> _Challenge_
The lines from the top of the material through the line with "const xAxisEnd = 900;" are to be set down exactly. Leave the pictures out.

> _Given data_
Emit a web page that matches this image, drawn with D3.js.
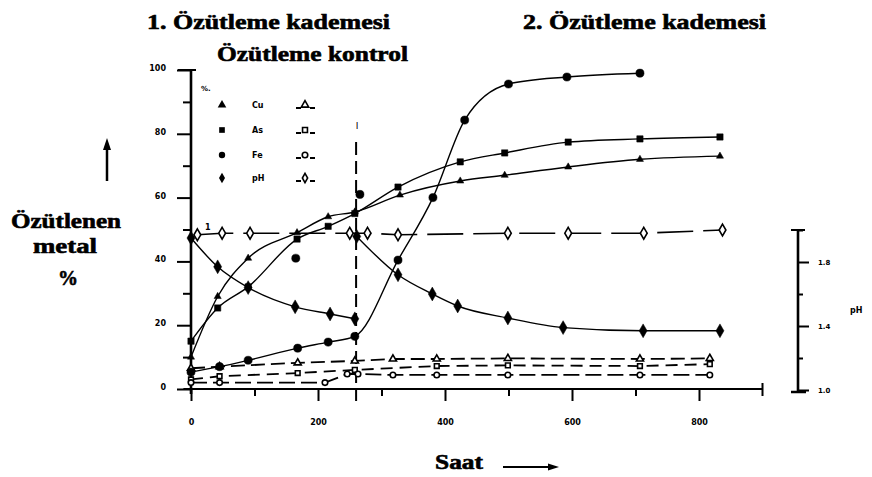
<!DOCTYPE html>
<html><head><meta charset="utf-8">
<script src="https://cdn.jsdelivr.net/npm/d3@7/dist/d3.min.js"></script>
<style>body{margin:0;background:#fff}</style>
</head><body>
<svg id="c" width="872" height="477"></svg>
<script>
// ---------- data ----------
const xTickValues = [0,100,200,300,400,500,600,700,800];
const xTickLabels = ["0","200","400","600","800"];
const yTickValues = [0,10,20,30,40,50,60,70,80,90,100];
const yTickLabels = ["0","20","40","60","80","100"];
const phTickValues = [1.0,1.2,1.4,1.6,1.8,2.0];
const phTickLabels = ["1.0","1.4","1.8"];
const stageBoundary = 260;   // saat
const xAxisEnd = 900;

// test series (filled markers, solid lines): [saat, %]
const cuTest = [[0,10],[42,29],[90,41],[167,49],[216,54],[258,55.5],[329,60.8],[424,65.2],[494,67],[594,69.6],[707,72],[833,73]];
const asTest = [[0,15],[42,25.4],[90,32],[167,47],[216,51],[258,55],[326,63.3],[424,71.2],[494,74],[594,77.4],[707,78.4],[833,79]];
const feTest = [[0,5.3],[45,7],[90,9],[168,12.8],[216,14.7],[258,16.5],[326,40.4],[381,60],[431,84.3],[500,95.6],[592,97.8],[707,99]];
const feExtra = [[165,41],[266,61]];
// pH test (right axis), two extraction stages
const phStage1 = [[0,1.95],[42,1.77],[90,1.64],[164,1.52],[219,1.475],[258,1.445]];
const phStage2 = [[261,1.96],[326,1.72],[380,1.60],[420,1.525],[499,1.45],[586,1.39],[712,1.37],[833,1.37]];
// control series (open markers, dashed lines)
const phControl = [[10,1.97],[49,1.98],[93,1.98],[250,1.98],[278,1.98],[326,1.97],[499,1.98],[594,1.98],[713,1.98],[837,2.0]];
const cuControl = [[0,6.5],[45,7],[168,8.2],[258,8.8],[318,9.4],[387,9.4],[499,9.6],[707,9.4],[817,9.6]];
const asControl = [[0,3],[45,4],[168,5],[258,6],[387,7.2],[499,7.4],[707,7.2],[817,7.8]];
const feControl = [[0,2],[45,2],[211,2],[246,4.7],[263,4.7],[318,4.4],[387,4.4],[499,4.4],[707,4.4],[817,4.4]];

const legendLabels = ["Cu","As","Fe","pH"];

// ---------- scales ----------
const svg = d3.select("#c");
const x = d3.scaleLinear().domain([0,800]).range([191,699]);
const y = d3.scaleLinear().domain([0,100]).range([389,70]);
const yPH = d3.scaleLinear().domain([1,2]).range([390,230]);

const serif = "Liberation Serif, DejaVu Serif, serif";
const sans = "DejaVu Sans, Arial, sans-serif";

// ---------- titles ----------
function title(t, xx, yy, w, fs) {
  svg.append("text").attr("x", xx).attr("y", yy).attr("font-family", serif)
    .attr("font-weight", "bold").attr("font-size", fs).attr("textLength", w)
    .attr("lengthAdjust", "spacingAndGlyphs").attr("fill", "#000")
    .attr("stroke", "#000").attr("stroke-width", 0.6).text(t);
}
title("1. Özütleme kademesi", 147, 29, 243, 21);
title("Özütleme kontrol", 217, 61, 191, 21);
title("2. Özütleme kademesi", 523, 29, 243, 21);
title("Özütlenen", 11, 228, 110, 21);
title("metal", 33, 253, 64, 21);
title("%", 58, 285, 20, 21);
title("Saat", 435, 469, 48, 21);

// arrows
svg.append("line").attr("x1",107).attr("x2",107).attr("y1",148).attr("y2",181).attr("stroke","#000").attr("stroke-width",2.5);
svg.append("path").attr("d","M103,150 L107,138 L111,150 Z").attr("fill","#000");
svg.append("line").attr("x1",503).attr("x2",550).attr("y1",467).attr("y2",467).attr("stroke","#000").attr("stroke-width",2);
svg.append("path").attr("d","M548,463.5 L559,467 L548,470.5 Z").attr("fill","#000");

// ---------- axes ----------
const gx = svg.append("g").attr("transform", "translate(0,389)")
  .call(d3.axisBottom(x).tickValues(xTickValues).tickSize(11).tickPadding(19)
    .tickFormat(d => d % 200 === 0 ? xTickLabels[d/200] : ""));
gx.select(".domain").remove();
gx.selectAll(".tick line").attr("stroke-width", 2).attr("y2", d => d % 200 === 0 ? 12 : 7);
gx.selectAll(".tick text").attr("font-family", sans).attr("font-weight", "bold").attr("font-size", 8);
svg.append("line").attr("x1", x(-12)).attr("x2", x(xAxisEnd)).attr("y1", 389).attr("y2", 389)
  .attr("stroke", "#000").attr("stroke-width", 2.2);
svg.append("line").attr("x1", x(xAxisEnd)).attr("x2", x(xAxisEnd)).attr("y1", 383).attr("y2", 396)
  .attr("stroke", "#000").attr("stroke-width", 2);

const gy = svg.append("g").attr("transform", "translate(191,0)")
  .call(d3.axisLeft(y).tickValues(yTickValues).tickSize(8).tickPadding(17)
    .tickFormat(d => d % 20 === 0 ? yTickLabels[d/20] : ""));
gy.select(".domain").remove();
gy.selectAll(".tick line").attr("stroke-width", 2).attr("x2", d => d % 20 === 0 ? -14 : -8);
gy.selectAll(".tick text").attr("font-family", sans).attr("font-weight", "bold").attr("font-size", 8).attr("dy", "0.05em");
svg.append("line").attr("x1", 191).attr("x2", 191).attr("y1", 69).attr("y2", 394)
  .attr("stroke", "#000").attr("stroke-width", 2.6);
svg.append("line").attr("x1", 178).attr("x2", 196).attr("y1", 70).attr("y2", 70)
  .attr("stroke", "#000").attr("stroke-width", 2);

const gp = svg.append("g").attr("transform", "translate(798,0)")
  .call(d3.axisRight(yPH).tickValues(phTickValues).tickSize(11).tickPadding(9)
    .tickFormat(d => phTickLabels.includes(d.toFixed(1)) ? d.toFixed(1) : ""));
gp.select(".domain").remove();
gp.selectAll(".tick line").attr("stroke-width", 2).attr("x2", d => phTickLabels.includes(d.toFixed(1)) ? 11 : 5);
gp.selectAll(".tick text").attr("font-family", sans).attr("font-weight", "bold").attr("font-size", 7);
svg.append("line").attr("x1", 798).attr("x2", 798).attr("y1", yPH(2)).attr("y2", yPH(1) + 2)
  .attr("stroke", "#000").attr("stroke-width", 2.6);
svg.append("line").attr("x1", 791).attr("x2", 805).attr("y1", yPH(2)).attr("y2", yPH(2)).attr("stroke", "#000").attr("stroke-width", 2);
svg.append("line").attr("x1", 791).attr("x2", 806).attr("y1", yPH(1) + 2).attr("y2", yPH(1) + 2).attr("stroke", "#000").attr("stroke-width", 2.5);
svg.append("text").attr("x", 850).attr("y", 313).attr("font-family", sans).attr("font-weight", "bold")
  .attr("font-size", 8).text("pH");

// stage boundary
svg.append("line").attr("x1", x(stageBoundary)).attr("x2", x(stageBoundary)).attr("y1", 142).attr("y2", 401)
  .attr("stroke", "#000").attr("stroke-width", 2).attr("stroke-dasharray", "13,6");
svg.append("text").attr("x", x(stageBoundary) + 1).attr("y", 129).attr("font-family", sans)
  .attr("font-size", 9).attr("text-anchor", "middle").text("I");
svg.append("text").attr("x", 205).attr("y", 230).attr("font-family", sans).attr("font-weight", "bold")
  .attr("font-size", 8).text("1");

// ---------- series ----------
const lineP = d3.line().x(d => x(d[0])).y(d => y(d[1])).curve(d3.curveMonotoneX);
const linePH = d3.line().x(d => x(d[0])).y(d => yPH(d[1])).curve(d3.curveMonotoneX);
const lineStraight = d3.line().x(d => x(d[0])).y(d => y(d[1]));
const lineStraightPH = d3.line().x(d => x(d[0])).y(d => yPH(d[1]));

function path(data, gen, dash, w) {
  svg.append("path").datum(data).attr("d", gen).attr("fill", "none").attr("stroke", "#000")
    .attr("stroke-width", w || 1.4).attr("stroke-dasharray", dash || null);
}
function marks(data, sy, type, size, filled) {
  svg.append("g").selectAll("path").data(data).join("path")
    .attr("transform", d => `translate(${x(d[0])},${sy(d[1])})`)
    .attr("d", d3.symbol().type(type).size(size))
    .attr("fill", filled ? "#000" : "#fff").attr("stroke", "#000").attr("stroke-width", filled ? 0.5 : 1.6);
}

// controls (dashed)
path(cuControl, lineStraight, "14,6", 1.8);
path(asControl, lineStraight, "12,7", 1.8);
path(feControl, lineStraight, "16,6", 1.8);
path(phControl, lineStraightPH, "36,10", 1.6);
marks(cuControl, y, d3.symbolTriangle, 22, false);
marks(asControl, y, d3.symbolSquare, 22, false);
marks(feControl, y, d3.symbolCircle, 24, false);
marks(phControl, yPH, d3.symbolDiamond, 40, false);

// tests
path(cuTest, lineP, null, 1.4);
path(asTest, lineP, null, 1.4);
path(feTest, lineP, null, 1.4);
path(phStage1, linePH, null, 1.4);
path(phStage2, linePH, null, 1.4);
marks(cuTest, y, d3.symbolTriangle, 22, true);
marks(asTest, y, d3.symbolSquare, 40, true);
marks(feTest, y, d3.symbolCircle, 52, true);
marks(feExtra, y, d3.symbolCircle, 52, true);
marks(phStage1, yPH, d3.symbolDiamond, 55, true);
marks(phStage2, yPH, d3.symbolDiamond, 55, true);

// ---------- legend ----------
const legendTypes = [d3.symbolTriangle, d3.symbolSquare, d3.symbolCircle, d3.symbolDiamond];
const legendY = [105, 130, 155, 178];
svg.append("text").attr("x", 201).attr("y", 91).attr("font-family", sans).attr("font-weight", "bold")
  .attr("font-size", 7).text("%.");
legendLabels.forEach((lab, i) => {
  const ly = legendY[i];
  svg.append("path").attr("transform", `translate(222,${ly})`)
    .attr("d", d3.symbol().type(legendTypes[i]).size(32)).attr("fill", "#000");
  svg.append("text").attr("x", 252).attr("y", ly + 3).attr("font-family", sans).attr("font-weight", "bold")
    .attr("font-size", 8).text(lab);
  svg.append("line").attr("x1", 296).attr("x2", 315).attr("y1", ly + 3).attr("y2", ly + 3)
    .attr("stroke", "#000").attr("stroke-width", 1.8).attr("stroke-dasharray", "5,9");
  svg.append("path").attr("transform", `translate(305,${ly})`)
    .attr("d", d3.symbol().type(legendTypes[i]).size(24)).attr("fill", "#fff")
    .attr("stroke", "#000").attr("stroke-width", 1.6);
});
</script>
</body></html>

> _Final result_
Emit a web page that matches this image, drawn with D3.js.
<!DOCTYPE html>
<html><head><meta charset="utf-8">
<script src="https://cdn.jsdelivr.net/npm/d3@7/dist/d3.min.js"></script>
<style>body{margin:0;background:#fff}</style>
</head><body>
<svg id="c" width="872" height="477"></svg>
<script>
// ---------- data ----------
const xTickValues = [0,100,200,300,400,500,600,700,800];
const xTickLabels = ["0","200","400","600","800"];
const yTickValues = [0,10,20,30,40,50,60,70,80,90,100];
const yTickLabels = ["0","20","40","60","80","100"];
const phTickValues = [1.0,1.2,1.4,1.6,1.8,2.0];
const phTickLabels = ["1.0","1.4","1.8"];
const stageBoundary = 260;   // saat
const xAxisEnd = 900;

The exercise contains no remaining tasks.